Olbrzymim plusem „Dymu” jest fakt, że zarówno autorom, jak i redakcji, udało się zachować obiektywność względem palenia – bądź co bądź nałogu, od kilkunastu lat dość intensywnie piętnowanego społecznie (choć już w XIX wieku zakładano ligii antynikotynowe). Żaden z esejów ani nie wychwala, ani nie neguje palenia – brak tendencyjności godny podziwu. I chociaż niemal w każdym z nich znajdują się uwagi na temat obecnej wiedzy medycznej i jej ewolucji – od palenie jako lekarstwo na tysiące dolegliwości do palenie szkodzi zdrowiu – autorzy stoją na stanowisku skrajnego obiektywizmu.
Palić gdzie, co i jak? Kilka słów o strukturze treści
Wypada wspomnieć także w kilku słowach o układzie książki. Otóż, jest on dość... niezrozumiały. Cztery duże działy (Palenie w historii i kulturze, Palenie w literaturze i sztuce, Palenie, płeć i etniczność oraz Palenie: „palący temat”), z których każdy zakończony jest wkładką z fotografiami powiązanymi tematycznie (Palenie a życie towarzyskie, Palenie a sztuka, Narodowość i płeć oraz Palenie i reklama). Wspomniane trzy eseje o Japonii poprzedzielane rozprawkami o Chinach i o paleniu opium, ciąg esejów o paleniu w poszczególnych rejonach świata przerywany rozprawkami o paleniu w kulturze jazzu czy paleniu w życiu towarzyskim – tego typu układ wydaje się nie być zbyt trafionym. W pewnym momencie nasuwa się więc myśl, czy redaktorzy nie zebrali po prostu razem istniejących prac z danej tematyki, układając i komponując je ze sobą wręcz „na siłę”.

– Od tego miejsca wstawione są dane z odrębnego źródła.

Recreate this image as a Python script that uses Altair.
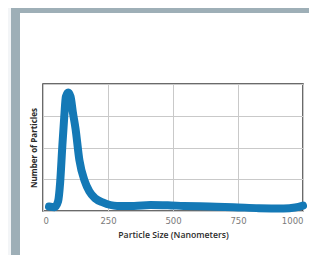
import altair as alt
import pandas as pd

size_nm = [23, 45, 58, 66, 74, 82, 88, 97, 106, 115, 125, 140, 160, 178, 200, 230, 285, 350, 413, 480, 541, 640, 733, 830, 925, 970, 1000]
particles = [0.14, 0.12, 0.3, 0.9, 2.0, 3.0, 3.6, 3.73, 3.6, 3.1, 2.6, 1.6, 0.95, 0.62, 0.4, 0.27, 0.16, 0.16, 0.19, 0.18, 0.16, 0.14, 0.12, 0.09, 0.08, 0.11, 0.17]

x_ticks = [0, 250, 500, 750, 1000]
y_ticks = [0, 1, 2, 3, 4]

df = pd.DataFrame({"size": size_nm, "count": particles})

W, H = 260, 127
PL, PT = 35, 76
one = pd.DataFrame({"a": [0]})

outer = alt.Chart(one).mark_rect(color="#f3f5f7").encode(
    x=alt.value(-40), x2=alt.value(-32), y=alt.value(-90), y2=alt.value(200)
)
left_strip = alt.Chart(one).mark_rect(color="#9eafb7").encode(
    x=alt.value(-32), x2=alt.value(-23), y=alt.value(-90), y2=alt.value(200)
)
top_strip = alt.Chart(one).mark_rect(color="#9eafb7").encode(
    x=alt.value(-32), x2=alt.value(300), y=alt.value(-90), y2=alt.value(-71)
)

line = alt.Chart(df).mark_line(
    color="#1479b6", strokeWidth=8, interpolate="monotone", strokeCap="round", strokeJoin="round"
).encode(
    x=alt.X("size:Q", scale=alt.Scale(domain=[0, 1000], nice=False),
            axis=alt.Axis(values=x_ticks, format="d", title="Particle Size (Nanometers)", grid=True,
                          gridColor="#c9c9c9", ticks=False, tickSize=0, domain=False,
                          labelFont="DejaVu Sans", labelFontSize=8.5, labelColor="#7a7a7a",
                          labelPadding=5, titleFont="Open Sans", titleFontSize=8.7,
                          titleFontWeight=600, titleColor="#2b2b2b", titlePadding=6)),
    y=alt.Y("count:Q", scale=alt.Scale(domain=[0, 4], nice=False),
            axis=alt.Axis(values=y_ticks, labels=False, ticks=False, tickSize=0, domain=False,
                          grid=True, gridColor="#c9c9c9", title="Number of Particles",
                          titleFont="Open Sans", titleFontSize=8, titleFontWeight="bold",
                          titleColor="#2b2b2b", titlePadding=5)),
)

chart = alt.layer(outer, left_strip, top_strip, line).properties(
    width=W, height=H,
    autosize=alt.AutoSizeParams(type="none"),
    padding={"left": PL, "top": PT, "right": 301 - PL - W, "bottom": 247 - PT - H},
    background="#ffffff",
).configure_view(stroke="#3a3a3a", strokeWidth=1.5)

chart.save("out.html", embed_options={"renderer": "svg", "actions": False})
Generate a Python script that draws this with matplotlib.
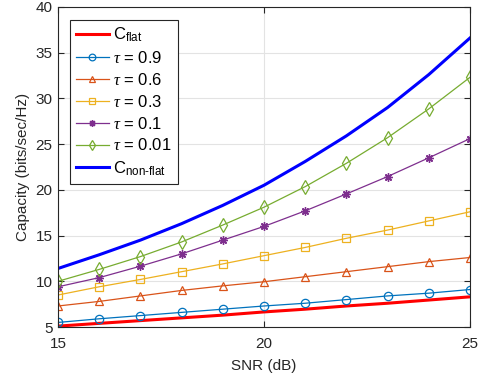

Imponująca natomiast liczba fotografii i reprodukcji – ponad 300 na 360 stronach – sprawiają, że „Dym” przybiera postać mini albumu. Dodatkowo duży format zbliżony do A4, twarda oprawa, obwoluta i kredowy papier powodują, że jest to potencjalnie idealny prezent dla palacza-intelektualisty. Za takie ładne wydania jednak i ładnie się płaci – 76 zł to mimo wszystko dość drogo za książkę, którą czyta się z zapartym tchem kilka wieczorów, a potem już tylko sięga wybiórczo do kilku esejów. Chociaż... ten czarny grzbiet na półce z książkami wygląda dość intrygująco.
Myślę że „Dym”, choć z założenia kierowany do szerokiego grona odbiorców, nikomu nie przypadnie do gustu tak bardzo, jak właśnie palaczom. Chyba nikt, kto nigdy nie miał do czynienia z tą używką nie zrozumie, jak można z palenia uczynić styl życia, jak można opiewać je w literaturze (Lady Nikotyna) i sztuce, wreszcie, jak można palić wiedząc, jakie to ryzykowne. Po prostu, obawiam się, że niektóre treści mogą wydać się niezbyt zrozumiałe, a język zbyt patetyczny. Mnie osobiście, gorliwą palaczkę, książka zafascynowała. Innym proponuję zaryzykować.